Cyclic reciprocation of the product carrier 40 in this embodiment is effected by a hydraulic fluid operated ram 65 as can be best seen in FIGS. 2, 3 and 4. This ram comprises a cylinder 66 and an internal piston connected with an outwardly projecting piston rod 67. The cylinder 66 is supported on the primary structural frame 35 of the slicing head by a pair of mounting bars 68. These mounting bars 68 extend in a downward direction from their point of attachment to the upper rear elongated beam 36 to a point of termination in secured relationship to the upper frame element 50 of the slicing means. These bars thus not only provide the mounting support for the ram 65, but also aid in enhancing the structural rigidity of the slicing head frame. Specific mounting of the cylinder 66 is by a pair of trunnions 69 carried at a forward end of the cylinder housing and projecting laterally outward into bearing journals formed in each of the respective bars. Mechanical coupling of the piston rod 66 to the product carrier is effected by a pivot coupling 70. This pivot coupling is secured to the end plates 57 by means of cross bars 70a secured to the swing frame end plates 57. Fluid coupling of the cylinder 66 to the hydraulic system is effected by means of flexible hoses. These hoses are not fully shown or described in any substantial detail as such fluid connections are well-known. Cyclic operation of the hydraulic ram is effected through the hydraulic fluid control system which also includes control elements mounted on the respective control and operating panels 26 and 27.
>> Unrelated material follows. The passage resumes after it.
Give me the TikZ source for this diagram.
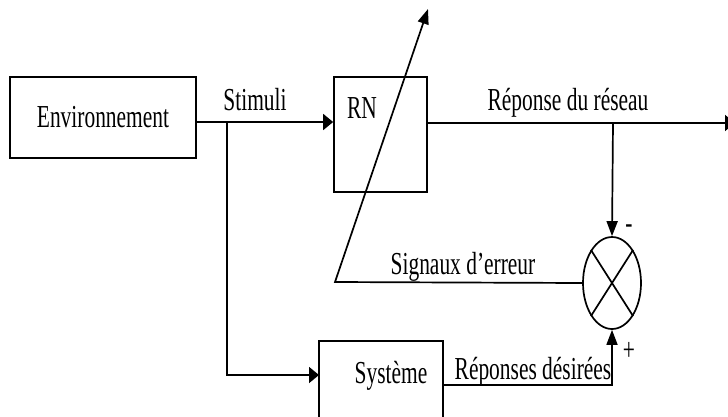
\documentclass[tikz,border=0pt]{standalone}
\usepackage{fontspec}
\setmainfont[FakeStretch=0.67]{Liberation Serif}
\usepackage{tikz}
\usetikzlibrary{positioning,arrows.meta,shapes.geometric}

\begin{document}
\begin{tikzpicture}[x=1pt,y=-1pt,line width=1.7pt,
  box/.style={draw,rectangle,inner sep=0pt},
  txt/.style={inner sep=0pt,font=\fontsize{32}{36}\selectfont},
  harr/.style={-{Triangle[length=10pt,width=16pt]}},
  varr/.style={-{Triangle[length=15pt,width=11pt]}}]
\useasboundingbox (0,0) rectangle (728,416);
\clip (0,0) rectangle (728,416);
% blocs
\node[box,minimum width=186pt,minimum height=81pt] (env) at (103,117.5) {};
\node[txt] (envlab) at (env) {Environnement};
\node[box,minimum width=93pt,minimum height=115pt] (rn) at (380.5,134.5) {};
\node[txt] (rnlab) at (362,108) {RN};
\node[box,minimum width=124pt,minimum height=100pt] (sys) at (381,391) {};
\node[txt] (syslab) at (391,376) {Système};
\node[draw,ellipse,inner sep=0pt,minimum width=58pt,minimum height=92pt] (sum) at (612,283) {};
\draw (sum.north west) -- (sum.south east);
\draw (sum.north east) -- (sum.south west);
% points
\coordinate (split) at (227,122);
\coordinate (tap) at (613,123);
\coordinate (out) at (735,123);
\coordinate (sysin) at (319,375);
\coordinate (desout) at (443,385);
\coordinate (err) at (335,282);
\coordinate (tip) at (428,9);
% liaisons
\draw[harr] (split -| env.east) -- (split -| rn.west);
\draw[harr] (split) |- (sysin);
\draw[harr] (tap -| rn.east) -- (out);
\draw[varr] (tap) -- (sum.north);
\draw[varr] (desout) -| (sum.south);
\draw[varr] (sum.west) -- (err) -- (tip);
% textes
\node[txt] (stim) at (255,100) {Stimuli};
\node[txt] (rep) at (568,103) {Réponse du réseau};
\node[txt] (sig) at (463,267) {Signaux d’erreur};
\node[txt] (des) at (533,372) {Réponses désirées};
\node[txt] (moins) at (629,229) {-};
\node[txt] (plus) at (629,351) {+};
\end{tikzpicture}
\end{document}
In this illustrative embodiment of the apparatus as can be best seen in FIGS. 2, 4, 7, 8 and 9, a pair of product receivers 56 are shown positioned in the swing frame 55. Each of these receivers comprises an elongated tube that may be formed from sheet metal or other suitable material, plastic for example, and has a cross-sectional configuration designed to cooperate with a particular product. These tubes are open at both the top and the bottom and the product is fed into the receivers through the top end. By gravity, the food product then moves downwardly through the respective receiver to exit at the lower end under control of a slice thickness determining mechanism to be described hereinafter. Each of the illustrative product receivers 56 is formed in two channel shaped sections 71, 72, respectively, that are independently supported on the swing frame 55 to define an elongated tube for containing the product. Securing of the receivers in fixed relationship on the swing frame and at a desired vertical or transverse position is effected by means of clamping devices 73 or attachment mechanism 74 that are described hereinafter in further detail. It will suffice at this point to note that the receivers are of a design construction to be selectively positioned transversely across the swing frame to a desired position for placing the severed food product slices on the conveyor or slice receiver at a desired point. Also, the two-channel tube construction enables the cross-sectional area to be varied to a certain degree thereby enabling the tube to accommodate different sized food products as well as to be adjusted to best perform with a particular size food product. Vertical adjustment is provided to enable the bottom end of each tube to be properly positioned with respect to the cutting blade 42.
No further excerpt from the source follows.